Disabilities & Evaluation

Which disabilities are covered under IDEA and/or Section 504 and how do I know if my child has one?

First things first, I know the word ‘disability’ is a tough pill to swallow for parents when they first hear it. The truth is, it’s just a word. It’s just how the government defines a child who needs a little help in the world. It doesn’t mean your child is doomed to failure, it means they are going to receive the services they need to succeed. Removing the emotion and the stigma from the word is a great first step in this process.

If you’re reading this, it could be because your child is struggling in school. You’re wondering if there’s something “wrong” and whether or not your child might qualify for accommodations. The accommodations conversation is another post, as is a thorough explanation of the evaluation process. For this post, I’d just like to cover what each law considers a disability.

IDEA outlines 13 specific disabilities for which a child is entitled to special services. However, it is important to note that it is not enough to have one (or more) of the 13 disabilities, the disability must also be negatively impacting their performance in school. This can get kind of tricky, especially in the case of the 2E (twice exceptional) kids, who are gifted on top of having a disability.
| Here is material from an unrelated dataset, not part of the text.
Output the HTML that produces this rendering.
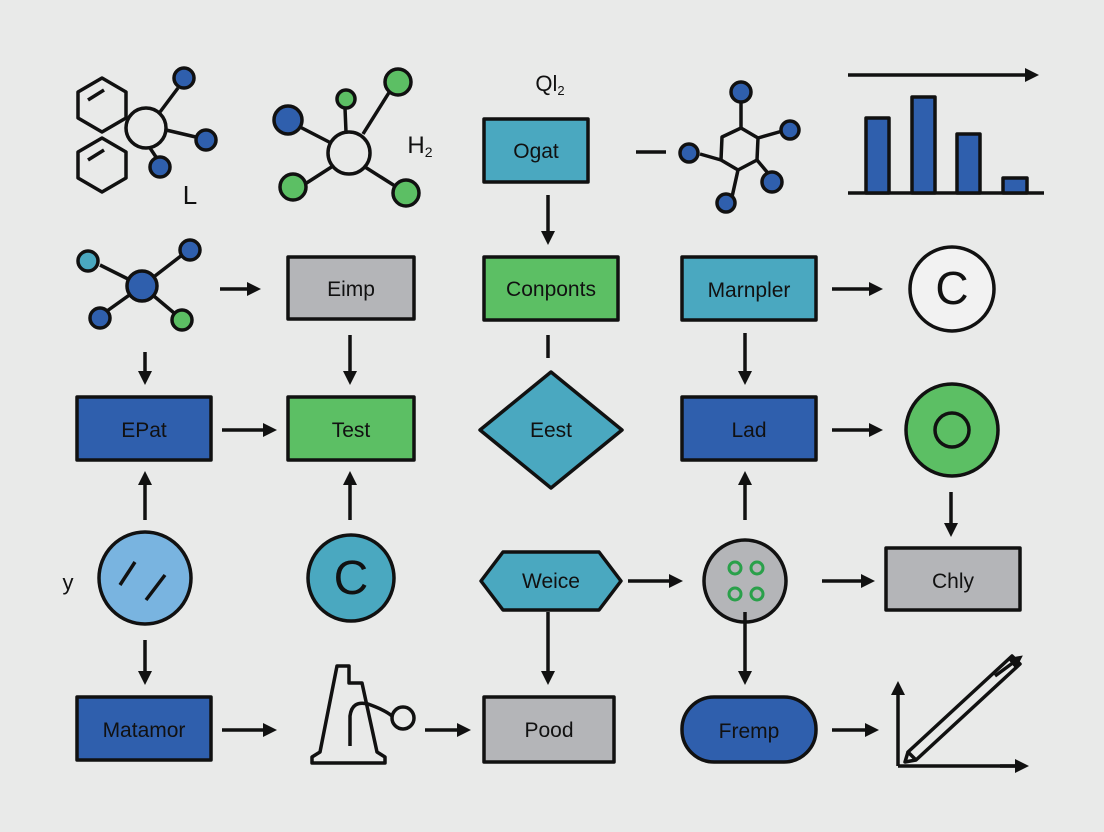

That’s probably also another post.

The 13 categories of disability for children ages 3-22 under IDEA are as follows:

  • Autism
  • Blindness
  • Deafness
  • Emotional Disturbance
  • Hearing Impairment
  • Intellectual Disability
  • Multiple Disabilities
  • Orthopedic Impairment
  • Other Health Impaired
  • Specific Learning Disability
  • Speech or Language Impairment
  • Traumatic Brain Injury
  • Visual Impairment

Some of those allow a little wiggle room. For example, “Specific Learning Disability,” which is defined as “a disorder in one or more of the basic psychological processes involved in understanding or in using language, spoken or written, that may manifest itself in the imperfect ability to listen, think, speak, read, write, spell, or to do mathematical calculations, including conditions such as perceptual disabilities, brain injury, minimal brain dysfunction, dyslexia, and developmental aphasia.”

Another one that can be drilled down into is “Other Health Impaired.” This is defined as “Other health impairment means having limited strength, vitality, or alertness, including a heightened alertness to environmental stimuli, that results in limited alertness with respect to the educational environment, that is due to chronic or acute health problems such as asthma, attention deficit disorder or attention deficit hyperactivity disorder, diabetes, epilepsy, a heart condition, hemophilia, lead poisoning, leukemia, nephritis, rheumatic fever, sickle cell anemia, and Tourette syndrome; and Adversely affects a child’s educational performance.” The state of Ohio goes on to break OHI down into 2 smaller categories, “Other Health Impaired-Major” and “Other Health Impaired-Minor.” OHI-Major would be children who use a ventilator, tube feedings, have a central IV line, and things of that nature.

Section 504 of the Americans with Disabilities Act is a little broader on the definition of a disability.

The ED Section 504 regulation defines an “individual with handicaps” as any person who (i) has a physical or mental impairment which substantially limits one or more major life activities, (ii) has a record of such an impairment, or (iii) is regarded as having such an impairment. The regulation further defines a physical or mental impairment as (A) any physiological disorder or condition, cosmetic disfigurement, or anatomical loss affecting one or more of the following body systems: neurological; musculoskeletal; special sense organs; respiratory, including speech organs; cardiovascular; reproductive; digestive; genitourinary; hemic and lymphatic; skin; and endocrine; or (B) any mental or psychological disorder, such as mental retardation, organic brain syndrome, emotional or mental illness, and specific learning disabilities.

What if you suspect your child has a disability that would qualify them for services under one of these laws? The first step is to ask the school to perform an evaluation. This is best done in writing, in case the paper trail is needed later. Sometimes, the school will even start the process by asking you for permission to evaluate your child. Either way, this is where you start. Once again it would be another post to start describing the evaluation process and go through all the possible scenarios of what could happen should they refuse or should they find your child does not have a disability. There are often remedies for those things, so don’t give up hope if your request isn’t honored right off the bat. It just might be time to call an advocate.